If the original E.T. was like this, I doubt it would have been as heartwarming.

3. 'The Island of Dr. Hibbert'

This segment from Treehouse of Horror XIII seems like a direct parody of The Island of Dr. Moreau but with more of Dr. Hibbert's laugh (uh huh huh huh), as the Simpsons family head to his island resort. But unbeknownst to them, he has been turning everyone into oddball creatures. Nearly all of the cast are turned into weird unimaginable creatures. Although my favourite was Disco Shrew, I have a special place in my heart for puns like that.

2. A Clockwork Yellow

This segment of Treehouse of Horrors XXV parodies one of my favorite films (although it isn't a very pleasant film). Moe has a Clockwork Orange-style gang in London along with Lenny, Carl and Homer. The plot is vaguely similar to the film, obviously with less sexual violence, and the costumes look damn similar. However, it's the end that always gets me. I'll let you watch it for yourselves:

1. 'The Shinning'

Sticking with the Kubrick theme, this parody was my all time favorite. The Shining is hands down my favorite film of all time — I've watched it a million and one times — so when I watched "Treehouse of Horror V," I was delighted to see this clever, hilarious and fast-paced parody of one of the greatest horror films ever made.

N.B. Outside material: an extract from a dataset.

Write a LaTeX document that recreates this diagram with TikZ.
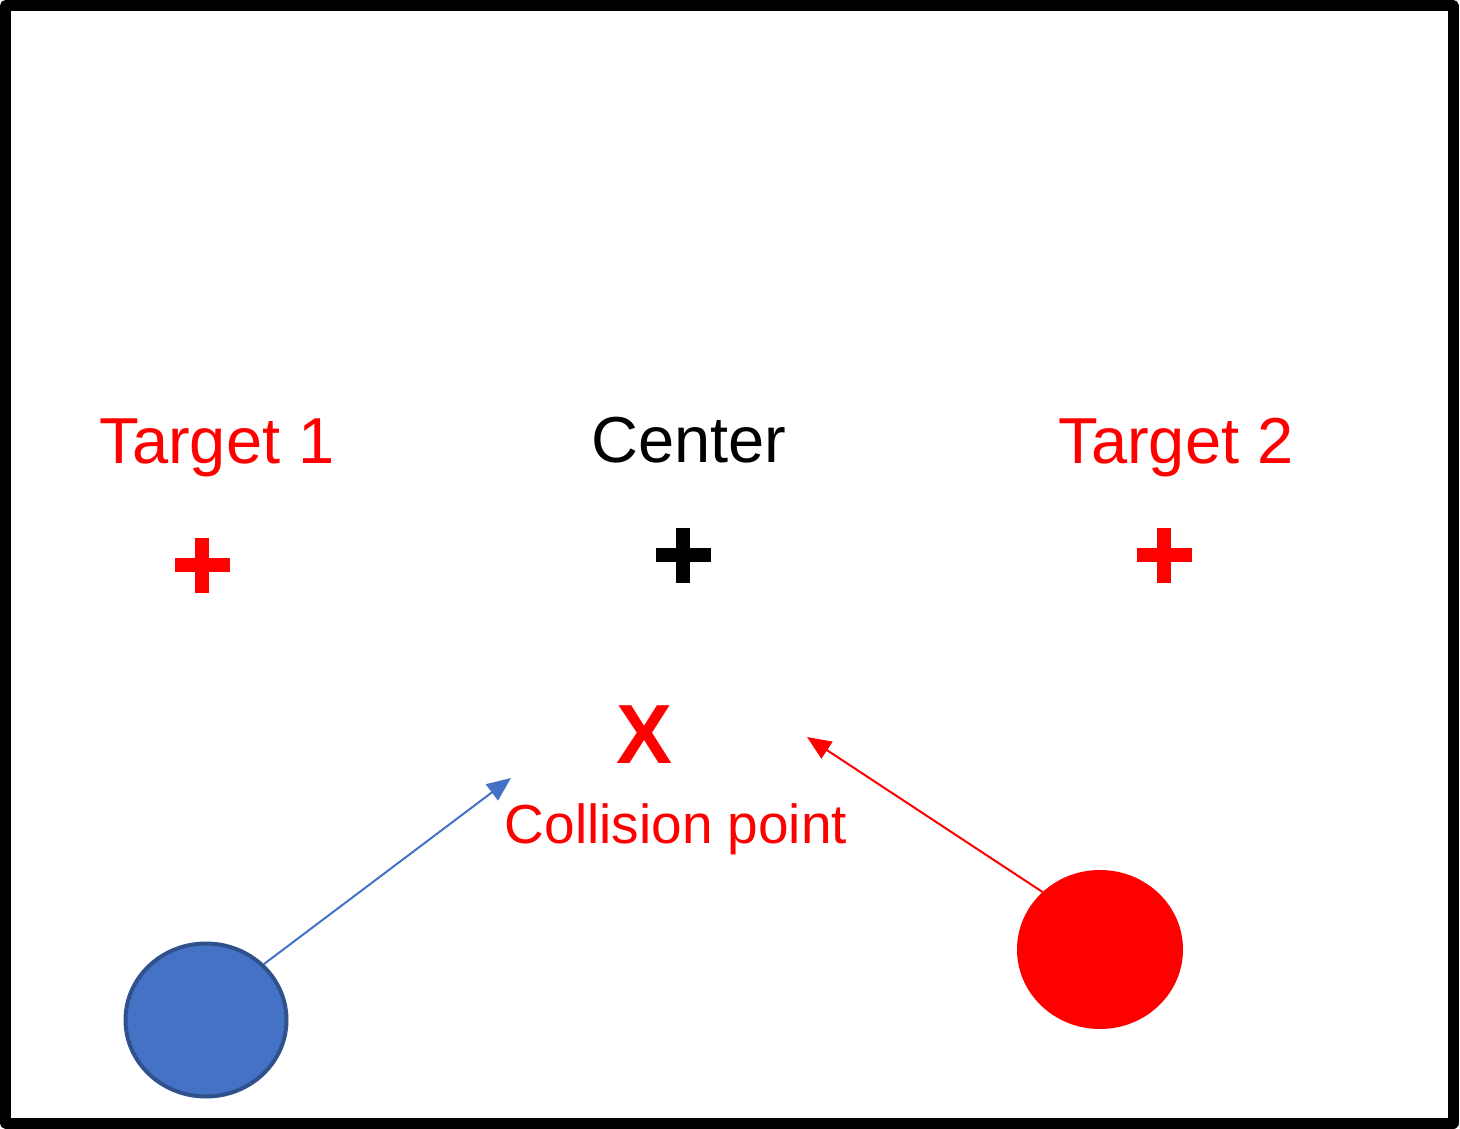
\documentclass[tikz,border=0pt]{standalone}
\usepackage{fontspec}
\setmainfont{Liberation Sans}
\usetikzlibrary{shapes.geometric,arrows.meta}
\definecolor{pblue}{HTML}{4472C4}
\definecolor{pbluedark}{HTML}{2F528F}
\definecolor{pred}{HTML}{FF0000}
\tikzset{
  plusmark/.pic={\fill (-27.5,-7) rectangle (27.5,7); \fill (-7,-27.5) rectangle (7,27.5);},
  lbl/.style={anchor=base, inner sep=0pt, font=\fontsize{65}{76}\selectfont},
  ball/.style={ellipse, inner sep=0pt, minimum width=165pt, minimum height=157pt},
  mover/.style={line width=2pt, -{Triangle[length=24pt,width=20pt]}}
}
\begin{document}
\begin{tikzpicture}[x=1pt,y=-1pt]
\useasboundingbox (0,0) rectangle (1460,1129);
\fill[white] (0,0) rectangle (1460,1129);
\draw[line width=11pt, line join=round] (5.5,5.5) rectangle (1453,1123);

\node[lbl, text=pred] (lt1) at (217,463) {Target 1};
\node[lbl, text=black] (lc) at (689,462) {Center};
\node[lbl, text=pred] (lt2) at (1176,463) {Target 2};

\pic[pred] at (202,565) {plusmark};
\pic[black] at (683,555) {plusmark};
\pic[pred] at (1164,555) {plusmark};

\node[anchor=base, inner sep=0pt, text=pred, font=\fontsize{84}{90}\selectfont\bfseries] (xmark) at (645,763) {X};
\node[anchor=base, inner sep=0pt, text=pred, font=\fontsize{55}{66}\selectfont] (coll) at (676,843) {Collision point};

\node[ball, fill=pblue, draw=pbluedark, line width=4pt, minimum width=161pt, minimum height=153pt] (blue) at (206,1020) {};
\node[ball, fill=pred, minimum width=166pt, minimum height=159pt] (red) at (1100,949.5) {};

\coordinate (bt) at (511,778);
\coordinate (rt) at (807,737);
\draw[mover, pblue] (blue.44) -- (bt);
\draw[mover, pred] (red.135) -- (rt);
\end{tikzpicture}
\end{document}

The plot is very similar to the film's plot — however, with the usual Simpsons humor. For example, its reference to one of the film's most iconic lines ("all work and no play makes Jack a dull boy") is one that is widely admired and remembered: "No TV and no beer makes Homer something something..." "Go crazy?" "Don't mind if I do!".

So there you have it, my personal top 10 Treehouse of Horror movie references! Make sure you have the spookiest of Halloweens and watch some of the amazingly hilarious Halloween special episodes listed above. There's plenty to chose from!

What's your favorite Simpsons Halloween episode?